A famous example is, I think, an attempt to measure and predict crime in different areas. If the measure of crime is arrests, then you’re going to end up with something that is grossly racially biased because arrests are grossly racially biased. So typically, the biases are introduced into algorithms by human decisions about how to define the problem. But if you take care to define the problem properly, the algorithm is not going to invent biases.
What about the concern that rules intended to reduce noise might also reduce creativity and ingenuity? How might that happen? Are there ways to reduce noise that won’t have that effect?
Kahneman: Well, I think there is a real risk that when you produce procedures that guide judgment and decisionmaking, and that makes it more homogeneous and more uniform, the risk is demoralization and bureaucratization. No question, that risk exists. And so reducing noise without demoralizing people—that’s a skill that has to be acquired, and clearly that’s a constraint on the implementation of noise reduction techniques.
Whether noise reduction will impair creativity or not, I’m really not sure. And that is because you really want to create a distinction between the final decision and the process of creating that decision. And in the process of creating a decision, diversity is a very good thing. When you’re constructing a committee to make decisions—whether of hiring or of strategy—you do not want people to come from exactly the same background and to have the same inclinations. You want diversity. You want different points of view represented, and you want different sources of knowledge represented. In some occasions increasing diversity in the making of the decision could reduce noise in the decision itself.
The real deep principle of what we call decision hygiene is independence. That is, you want items of information to be as independent of each other as possible. For example, you want witnesses who don’t talk to each other, and preferably who saw the same event from different perspectives. You do not want all your information to be redundant. So, good decisions are decisions that are made on the basis of diverse information.
You mentioned that a lot of research still needs to be done about noise. What are some key questions that you would most like to see answered?
Kahneman: Well, I think the most urgent questions are about mitigation, and they’re about really verifying decision hygiene and improving our recommendations and testing them.

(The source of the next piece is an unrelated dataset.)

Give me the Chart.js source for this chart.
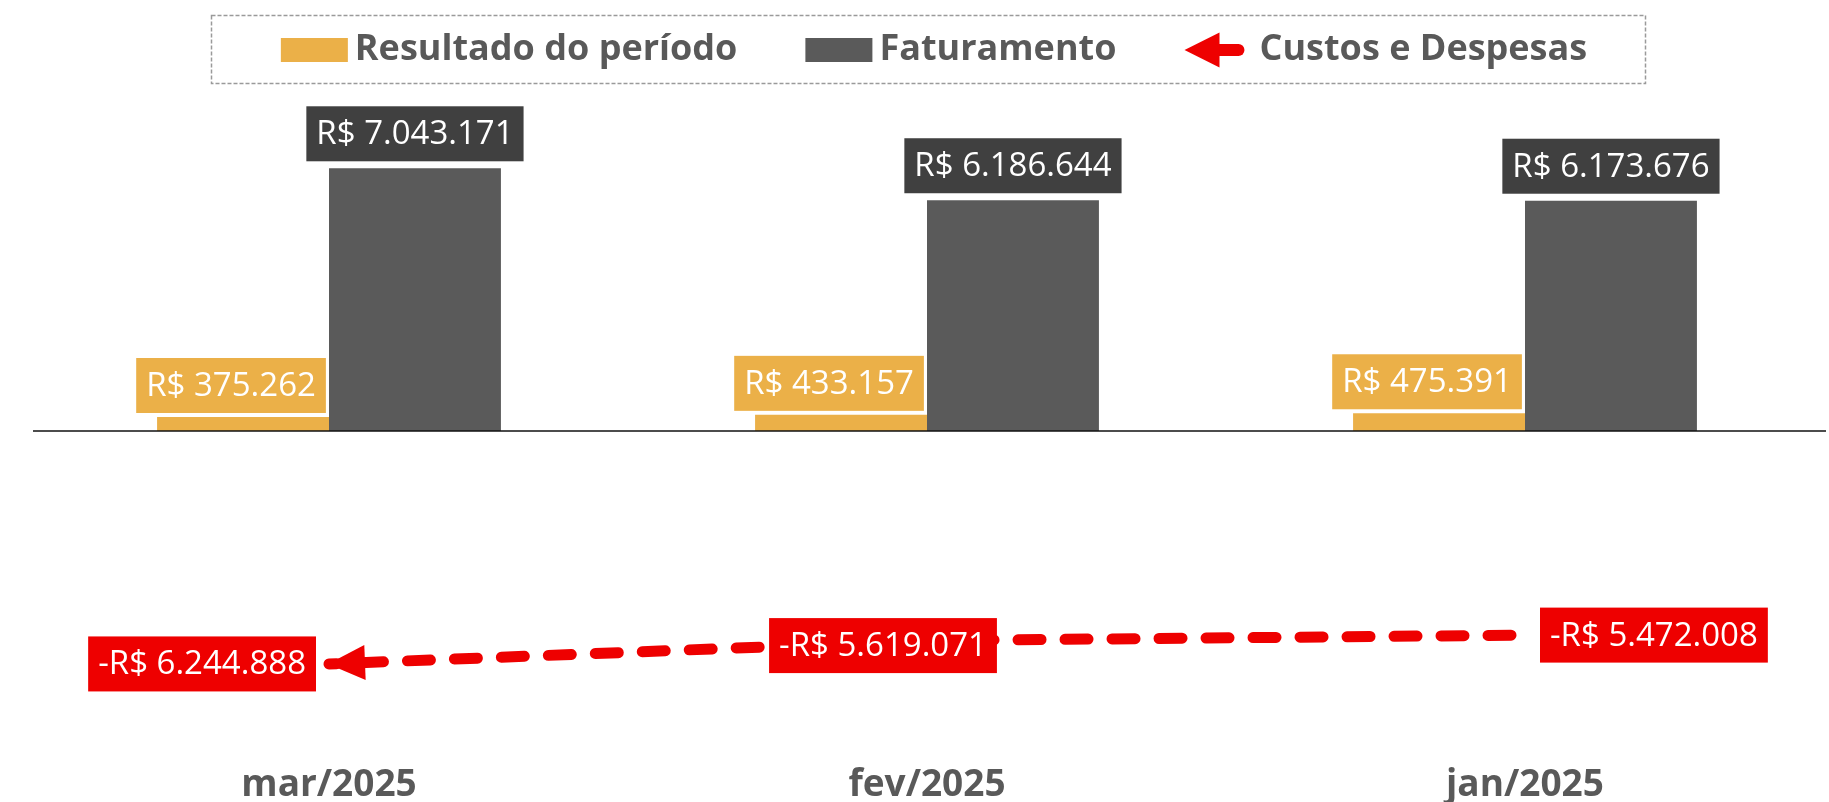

That would be the first thing I would hope would happen.
Then, it would be very interesting to study, I think, individual differences in judgment, in different kinds of judgment. Where do the differences come from, and can they be anticipated?
And what is the real value of experience? Experience always increases confidence, and experienced people have more confidence in the quality of their judgment. But this is true even when they get absolutely no feedback from the environment about the quality of their decisions. So, underwriters never know whether they set the right premium or not, and yet they become more confident. Now, how do people become more confident? Well, it’s when they begin agreeing with themselves. That’s basically the criterion that, “Oh, I had a similar problem and that’s what I decided then and I feel like deciding the same thing now.” And that gives people confidence that they’re doing the right thing—with absolutely no objective justification.
Also, studying what we call “respect-experts”—that is, what distinguishes those people who become well-recognized experts in the absence of objective feedback? Trying to understand that phenomenon is interesting.